■ **Material**
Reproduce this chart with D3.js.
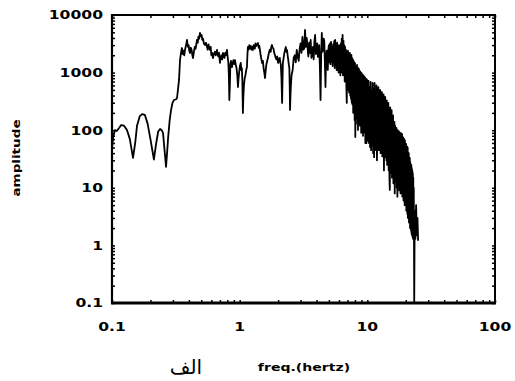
<!DOCTYPE html>
<html>
<head>
<meta charset="utf-8">
<script src="https://cdn.jsdelivr.net/npm/d3@7"></script>
<style>
  html, body { margin: 0; padding: 0; background: #fff; }
  svg { display: block; }
</style>
</head>
<body>
<div id="chart"></div>
<script>
// frequency (Hz), one row per row of amplitude below
const freq = [
  0.100, 0.102, 0.1055, 0.109, 0.114, 0.118, 0.124, 0.131, 0.138, 0.146,
  0.152, 0.157, 0.165, 0.172, 0.181, 0.190, 0.200, 0.213, 0.222, 0.230,
  0.238, 0.245, 0.251, 0.258, 0.265, 0.270, 0.275, 0.283, 0.290, 0.298,
  0.306, 0.318, 0.323, 0.330, 0.335, 0.341, 0.347, 0.353, 0.358, 0.362,
  0.368, 0.373, 0.380, 0.387, 0.393, 0.398, 0.403, 0.408, 0.414, 0.420,
  0.426, 0.431, 0.438, 0.445, 0.452, 0.463, 0.470, 0.475, 0.482, 0.489,
  0.496, 0.503, 0.510, 0.516, 0.525, 0.535, 0.545, 0.555, 0.562, 0.570,
  0.578, 0.586, 0.593, 0.600, 0.609, 0.618, 0.628, 0.640, 0.650, 0.664,
  0.672, 0.680, 0.690, 0.701, 0.710, 0.720, 0.730, 0.740, 0.750, 0.760,
  0.770, 0.780, 0.795, 0.805, 0.815, 0.823, 0.830, 0.838, 0.845, 0.855,
  0.863, 0.871, 0.882, 0.895, 0.905, 0.919, 0.930, 0.945, 0.958, 0.970,
  0.980, 0.990, 1.005, 1.020, 1.030, 1.040, 1.050, 1.060, 1.070, 1.080,
  1.095, 1.110, 1.125, 1.140, 1.150, 1.160, 1.175, 1.190, 1.205, 1.220,
  1.240, 1.255, 1.270, 1.285, 1.300, 1.315, 1.330, 1.350, 1.370, 1.390,
  1.410, 1.425, 1.440, 1.460, 1.480, 1.500, 1.520, 1.540, 1.560, 1.580,
  1.600, 1.620, 1.645, 1.670, 1.695, 1.720, 1.750, 1.770, 1.790, 1.815,
  1.840, 1.865, 1.890, 1.915, 1.940, 1.970, 2.000, 2.030, 2.060, 2.080,
  2.100, 2.125, 2.150, 2.165, 2.180, 2.210, 2.240, 2.270, 2.300, 2.325,
  2.350, 2.375, 2.400, 2.425, 2.450, 2.465, 2.480, 2.500, 2.520, 2.550,
  2.60, 2.65, 2.70, 2.75, 2.80, 2.85, 2.90, 2.95, 3.00, 3.05,
  3.10, 3.15, 3.20, 3.25, 3.30, 3.35, 3.40, 3.45, 3.50, 3.55,
  3.60, 3.65, 3.70, 3.75, 3.80, 3.85, 3.90, 3.95, 4.00, 4.05,
  4.10, 4.15, 4.20, 4.25, 4.30, 4.35, 4.40, 4.45, 4.50, 4.55,
  4.60, 4.65, 4.70, 4.75, 4.80, 4.85, 4.90, 4.95,
  5.00, 5.05, 5.10, 5.15, 5.20, 5.25, 5.30, 5.35, 5.40, 5.45,
  5.50, 5.55, 5.60, 5.65, 5.70, 5.75, 5.80, 5.85, 5.90, 5.95,
  6.00, 6.05, 6.10, 6.15, 6.20, 6.25, 6.30, 6.35, 6.40, 6.45,
  6.50, 6.55, 6.60, 6.65, 6.70, 6.75, 6.80, 6.85, 6.90, 6.95,
  7.00, 7.05, 7.10, 7.15, 7.20, 7.25, 7.30, 7.35, 7.40, 7.45,
  7.50, 7.55, 7.60, 7.65, 7.70, 7.75, 7.80, 7.85, 7.90, 7.95,
  8.00, 8.05, 8.10, 8.15, 8.20, 8.25, 8.30, 8.35, 8.40, 8.45,
  8.50, 8.55, 8.60, 8.65, 8.70, 8.75, 8.80, 8.85, 8.90, 8.95,
  9.00, 9.05, 9.10, 9.15, 9.20, 9.25, 9.30, 9.35, 9.40, 9.45,
  9.50, 9.55, 9.60, 9.65, 9.70, 9.75, 9.80, 9.85, 9.90, 9.95,
  10.0,
  10.1, 10.2, 10.3, 10.4, 10.5, 10.6, 10.7, 10.8, 10.9, 11.0,
  11.1, 11.2, 11.3, 11.4, 11.5, 11.6, 11.7, 11.8, 11.9, 12.0,
  12.1, 12.2, 12.3, 12.4, 12.5, 12.6, 12.7, 12.8, 12.9, 13.0,
  13.1, 13.2, 13.3, 13.4, 13.5, 13.6, 13.7, 13.8, 13.9, 14.0,
  14.1, 14.2, 14.3, 14.4, 14.5, 14.6, 14.7, 14.8, 14.9, 15.0,
  15.1, 15.2, 15.3, 15.4, 15.5, 15.6, 15.7, 15.8, 15.9, 16.0,
  16.1, 16.2, 16.3, 16.4, 16.5, 16.6, 16.7, 16.8, 16.9, 17.0,
  17.1, 17.2, 17.3, 17.4, 17.5, 17.6, 17.7, 17.8, 17.9, 18.0,
  18.1, 18.2, 18.3, 18.4, 18.5, 18.6, 18.7, 18.8, 18.9, 19.0,
  19.1, 19.2, 19.3, 19.4, 19.5, 19.6, 19.7, 19.8, 19.9, 20.0,
  20.1, 20.2, 20.3, 20.4, 20.5, 20.6, 20.7, 20.8, 20.9, 21.0,
  21.1, 21.2, 21.3, 21.4, 21.5, 21.6, 21.7, 21.8, 21.9, 22.0,
  22.1, 22.2, 22.3, 22.4, 22.5, 22.6, 22.7, 22.8, 22.9, 23.0,
  23.1, 23.2,
  23.3, 23.5, 23.8, 24.1, 24.4, 24.7, 25.0
];

const amplitude = [
  48, 75, 100, 97, 110, 123, 120, 101, 70, 33,
  60, 120, 175, 190, 184, 130, 70, 31, 60, 95,
  105, 100, 90, 45, 23, 40, 73, 150, 224, 300,
  334, 345, 362, 550, 745, 1650, 2190, 2670, 2100, 2400,
  2000, 2470, 3000, 3680, 2800, 3000, 2400, 2190, 2700, 2500,
  2000, 1790, 2300, 2800, 2600, 3680, 3300, 4200, 3900, 4870,
  4300, 4500, 3700, 3900, 3200, 3000, 3300, 2780, 2500, 3100,
  2700, 2470, 2800, 2000, 2200, 1790, 2100, 2300, 2000, 2470,
  2100, 1900, 2200, 1470, 1800, 2000, 1700, 2190, 1900, 1800,
  2200, 2000, 2470, 1900, 1500, 900, 334, 600, 1400, 1600,
  1300, 1250, 1500, 1650, 1400, 1650, 1400, 1200, 900, 562,
  800, 1000, 1300, 1470, 1100, 1200, 700, 199, 400, 600,
  800, 900, 1100, 1250, 2000, 2780, 2500, 3010, 2600, 2900,
  2500, 2800, 2470, 3000, 2800, 2600, 3200, 2900, 3100, 3260,
  2700, 2900, 2500, 2000, 1700, 1470, 1600, 1200, 1000, 805,
  1100, 1400, 1600, 1870, 2200, 2500, 2300, 2800, 3010, 2700,
  2600, 2200, 2020, 1800, 1700, 1900, 1470, 1700, 1800, 1500,
  1400, 800, 297, 700, 1470, 1800, 2200, 2500, 2780, 2300,
  2470, 2000, 1700, 1400, 1200, 600, 225, 400, 600, 900,
  1110, 1800, 2000, 1500, 2470, 1900, 1600, 2600, 3200, 2200,
  4150, 2500, 2600, 5500, 2800, 4000, 2780, 1900, 3300, 2200,
  3680, 1800, 2200, 2780, 1700, 3500, 4500, 2100, 2500, 3200,
  1870, 2600, 3000, 1200, 334, 2000, 4870, 2300, 2600, 3900,
  3500, 1500, 562, 1800, 2400, 1400, 1110, 2500,
  3000, 1500, 3200, 1400, 3400, 1600, 2800, 1300, 3100, 1500,
  3500, 1200, 3680, 1400, 3000, 1100, 3300, 1300, 2900, 1000,
  3000, 1200, 2780, 900, 3200, 1100, 3900, 1000, 4500, 900,
  3600, 1000, 3000, 700, 2800, 800, 2500, 600, 297, 2300,
  500, 2400, 600, 2200, 450, 2000, 2190, 400, 1900, 350,
  2020, 300, 1800, 280, 1700, 200, 1600, 250, 1500, 150,
  1470, 76, 1100, 180, 1300, 160, 1360, 130, 900, 101,
  1200, 150, 1150, 140, 800, 120, 1050, 160, 1000, 90,
  985, 114, 700, 140, 920, 80, 900, 130, 600, 110,
  850, 90, 820, 60, 550, 80, 780, 60, 760, 65,
  740,
  70, 720, 60, 560, 51, 687, 45, 480, 55, 660,
  40, 520, 34, 660, 45, 450, 50, 600, 30, 400,
  68, 560, 45, 350, 70, 499, 40, 300, 55, 460,
  35, 280, 45, 420, 20, 250, 34, 377, 36, 230,
  30, 330, 25, 200, 34, 297, 20, 180, 15, 9.2,
  250, 20, 150, 18, 224, 15, 130, 17, 180, 12,
  110, 14, 140, 8, 120, 13, 90, 14, 110, 10,
  80, 7, 100, 12, 70, 11, 95, 9, 65, 10,
  90, 8, 60, 10, 88, 9, 85, 7, 55, 8,
  75, 6, 50, 6.5, 70, 5, 66, 6, 45, 5,
  58, 4, 40, 4.5, 52, 3.5, 50, 3, 35, 3,
  40, 2.5, 30, 2.5, 33, 2, 28, 2, 25, 1.8,
  25, 1.6, 22, 1.5, 20, 1.4, 18, 1.3, 15, 1.3,
  10, 1.2,
  0.1, 4, 1.3, 5, 1.5, 3, 1.2
];

const xTickLabels = [0.1, 1, 10, 100];
const yTickLabels = [0.1, 1, 10, 100, 1000, 10000];

const width = 515, height = 381;
const margin = { top: 15, right: 20, bottom: 78, left: 112 };
const font = "'DejaVu Sans', sans-serif";

const svg = d3.select('#chart').append('svg')
  .attr('width', width)
  .attr('height', height)
  .style('background-color', '#fff');

const x = d3.scaleLog().domain([0.1, 100]).range([margin.left, width - margin.right]);
const y = d3.scaleLog().domain([0.1, 10000]).range([height - margin.bottom, margin.top]);

// minor + major tick positions
const minorX = [];
xTickLabels.slice(0, -1).forEach(d => { for (let k = 1; k < 10; k++) minorX.push(d * k); });
minorX.push(100);
const minorY = [];
yTickLabels.slice(0, -1).forEach(d => { for (let k = 1; k < 10; k++) minorY.push(d * k); });
minorY.push(10000);

const tickLen = 3;
const axes = svg.append('g').attr('class', 'axes');

axes.append('g')
  .attr('transform', `translate(0,${y.range()[0]})`)
  .call(d3.axisBottom(x).tickValues(minorX).tickSize(-tickLen).tickFormat(''));
axes.append('g')
  .attr('transform', `translate(0,${y.range()[1]})`)
  .call(d3.axisTop(x).tickValues(minorX).tickSize(-tickLen).tickFormat(''));
axes.append('g')
  .attr('transform', `translate(${x.range()[0]},0)`)
  .call(d3.axisLeft(y).tickValues(minorY).tickSize(-tickLen).tickFormat(''));
axes.append('g')
  .attr('transform', `translate(${x.range()[1]},0)`)
  .call(d3.axisRight(y).tickValues(minorY).tickSize(-tickLen).tickFormat(''));

axes.selectAll('.domain').remove();
axes.selectAll('.tick line').attr('stroke', '#000').attr('stroke-width', 1.5);

// frame
const frame = svg.append('g').attr('class', 'frame')
  .attr('stroke', '#000').attr('fill', 'none');
frame.append('line')
  .attr('x1', x.range()[0]).attr('x2', x.range()[1])
  .attr('y1', y.range()[1]).attr('y2', y.range()[1])
  .attr('stroke-width', 2);
frame.append('line')
  .attr('x1', x.range()[1]).attr('x2', x.range()[1])
  .attr('y1', y.range()[1] - 1).attr('y2', y.range()[0])
  .attr('stroke-width', 2);
frame.append('line')
  .attr('x1', x.range()[0]).attr('x2', x.range()[0])
  .attr('y1', y.range()[1] - 1).attr('y2', y.range()[0])
  .attr('stroke-width', 2.2);
frame.append('line')
  .attr('x1', x.range()[0] - 1).attr('x2', x.range()[1] + 1)
  .attr('y1', y.range()[0]).attr('y2', y.range()[0])
  .attr('stroke-width', 3);

// spectrum
const points = freq.map((f, i) => ({ f: f, a: amplitude[i] }));
const line = d3.line()
  .x(d => x(d.f))
  .y(d => y(d.a));

svg.append('path')
  .datum(points)
  .attr('d', line)
  .attr('fill', 'none')
  .attr('stroke', '#000')
  .attr('stroke-width', 1.8)
  .attr('stroke-linejoin', 'round');

// tick labels (wide bold face, stretched horizontally)
const fmt = d => (d < 1 ? '0.1' : String(d));

svg.append('g').attr('class', 'y-labels')
  .selectAll('g')
  .data(yTickLabels)
  .enter()
  .append('g')
  .attr('transform', d => `translate(${x.range()[0] - 9},${y(d)}) scale(1.3,1)`)
  .append('text')
  .attr('text-anchor', 'end')
  .attr('dy', '0.36em')
  .attr('font-family', font)
  .attr('font-weight', 'bold')
  .attr('font-size', 12)
  .text(fmt);

svg.append('g').attr('class', 'x-labels')
  .selectAll('g')
  .data(xTickLabels)
  .enter()
  .append('g')
  .attr('transform', d => `translate(${x(d)},${y.range()[0] + 28}) scale(1.3,1)`)
  .append('text')
  .attr('text-anchor', 'middle')
  .attr('font-family', font)
  .attr('font-weight', 'bold')
  .attr('font-size', 12)
  .text(fmt);

// axis titles
svg.append('g')
  .attr('transform', `translate(304,371) scale(1.28,1)`)
  .append('text')
  .attr('text-anchor', 'middle')
  .attr('font-family', font)
  .attr('font-weight', 'bold')
  .attr('font-size', 11)
  .text('freq.(hertz)');

svg.append('g')
  .attr('transform', `translate(20,158) rotate(-90) scale(1.23,1)`)
  .append('text')
  .attr('text-anchor', 'middle')
  .attr('font-family', font)
  .attr('font-weight', 'bold')
  .attr('font-size', 11)
  .text('amplitude');

svg.append('text')
  .attr('x', 186)
  .attr('y', 374)
  .attr('text-anchor', 'middle')
  .attr('font-family', font)
  .attr('font-size', 20)
  .attr('direction', 'rtl')
  .text('الف');
</script>
</body>
</html>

■ **Problem to solve**
Copy out every line in the listing where the word "chart" appears.

■ **The result**
Reproduce this chart with D3.js.
<div id="chart"></div>
const svg = d3.select('#chart').append('svg')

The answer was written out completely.